• Objective
Skip all pictures. Write out the data below from its first line through the line that contains "from bokeh.resources import INLINE".
'''
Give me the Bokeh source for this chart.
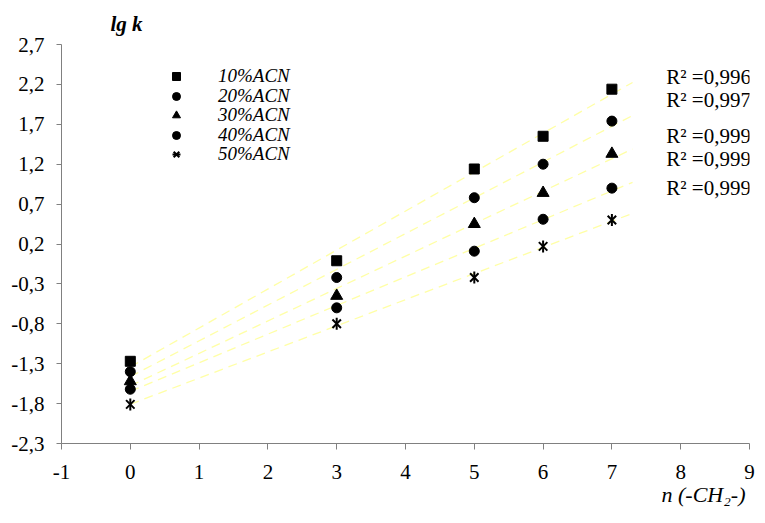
import numpy as np
from bokeh.plotting import figure
from bokeh.models import (Range1d, FixedTicker, CustomJSTickFormatter, Label,
                          Legend, LegendItem, ColumnDataSource, Title)
from bokeh.embed import file_html
from bokeh.resources import INLINE

# ---- data ----
n_ch2 = [0, 3, 5, 6, 7]
acn10 = [-1.27, -0.01, 1.14, 1.55, 2.14]
acn20 = [-1.40, -0.22, 0.78, 1.20, 1.74]
acn30 = [-1.52, -0.45, 0.45, 0.84, 1.33]
acn40 = [-1.62, -0.60, 0.11, 0.51, 0.90]
acn50 = [-1.81, -0.80, -0.22, 0.17, 0.50]
series_names = ["10%ACN", "20%ACN", "30%ACN", "40%ACN", "50%ACN"]
r2_texts = ["0,996", "0,997", "0,999", "0,999", "0,999"]
x_ticks = [-1, 0, 1, 2, 3, 4, 5, 6, 7, 8, 9]
y_ticks = [-2.3, -1.8, -1.3, -0.8, -0.3, 0.2, 0.7, 1.2, 1.7, 2.2, 2.7]

SERIF = "Liberation Serif"

p = figure(width=765, height=523, output_backend="svg", toolbar_location=None,
           x_range=Range1d(-1, 9), y_range=Range1d(-2.3, 2.7))
p.min_border_left = 61
p.min_border_right = 16
p.min_border_top = 43
p.min_border_bottom = 80
p.outline_line_color = None
p.xgrid.visible = False
p.ygrid.visible = False
p.background_fill_color = "white"
p.border_fill_color = "white"

for ax in (p.xaxis[0], p.yaxis[0]):
    ax.axis_line_color = "#808080"
    ax.major_tick_line_color = "#808080"
    ax.minor_tick_line_color = None
    ax.major_tick_in = 0
    ax.major_label_text_font = SERIF
    ax.major_label_text_font_size = "21px"
    ax.major_label_text_color = "black"

p.xaxis[0].ticker = FixedTicker(ticks=x_ticks)
p.xaxis[0].formatter = CustomJSTickFormatter(code="return tick.toFixed(0);")
p.xaxis[0].major_tick_out = 6
p.xaxis[0].major_label_standoff = 15
p.yaxis[0].ticker = FixedTicker(ticks=y_ticks)
p.yaxis[0].formatter = CustomJSTickFormatter(code="return tick.toFixed(1).replace('.', ',');")
p.yaxis[0].major_tick_out = 5
p.yaxis[0].major_label_standoff = 12

all_series = [acn10, acn20, acn30, acn40, acn50]

# trendlines (linear fits of each series)
for ys in all_series:
    k, b = np.polyfit(n_ch2, ys, 1)
    xs = [n_ch2[0], n_ch2[-1] + 0.3]
    p.line(xs, [k * x + b for x in xs], line_color="#FFFFA6", line_width=1.3,
           line_dash="9 6")

src = [ColumnDataSource(dict(x=n_ch2, y=ys)) for ys in all_series]
r1 = p.scatter("x", "y", source=src[0], marker="square", size=10, color="black")
r2 = p.scatter("x", "y", source=src[1], marker="circle", size=10, color="black")
r3 = p.scatter("x", "y", source=src[2], marker="triangle", size=12, color="black")
r4 = p.scatter("x", "y", source=src[3], marker="circle", size=10, color="black")
r5a = p.scatter("x", "y", source=src[4], marker="x", size=12, line_color="black", line_width=2)
r5b = p.scatter("x", "y", source=src[4], marker="dash", size=12, angle=np.pi / 2,
                line_color="black", line_width=2)

# legend: one Legend per row so that row positions are exact
row_renderers = [[r1], [r2], [r3], [r4], [r5a, r5b]]
row_vy = [356, 336.5, 317, 297.5, 278]
for name, rs, vy in zip(series_names, row_renderers, row_vy):
    lg = Legend(items=[LegendItem(label=name, renderers=rs)], location=(105, vy),
                border_line_color=None, background_fill_alpha=0,
                label_text_font=SERIF, label_text_font_style="italic",
                label_text_font_size="19px", label_text_color="black",
                glyph_width=20, glyph_height=20, label_height=20,
                label_standoff=32, padding=0, margin=0, spacing=0)
    p.add_layout(lg, "center")

# R^2 annotations
r2_y = [2.29, 2.0, 1.55, 1.265, 0.90]
for t, yy in zip(r2_texts, r2_y):
    p.add_layout(Label(x=7.79, y=yy, text="R² =" + t, text_font=SERIF,
                       text_font_size="21px", text_baseline="middle",
                       text_color="black"))

# axis titles as side-panel titles
p.add_layout(Title(text="lg k", align="left", offset=49, standoff=18,
                   text_font=SERIF, text_font_style="bold italic",
                   text_font_size="21px", text_color="black"), "above")
p.add_layout(Title(text="n (-CH₂-)", align="right", offset=4, standoff=0,
                   vertical_align="top", text_font=SERIF, text_font_style="italic",
                   text_font_size="22px", text_color="black"), "below")

open("out.html", "w").write(file_html(p, INLINE))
'''
• Full output
Give me the Bokeh source for this chart.
import numpy as np
from bokeh.plotting import figure
from bokeh.models import (Range1d, FixedTicker, CustomJSTickFormatter, Label,
                          Legend, LegendItem, ColumnDataSource, Title)
from bokeh.embed import file_html
from bokeh.resources import INLINE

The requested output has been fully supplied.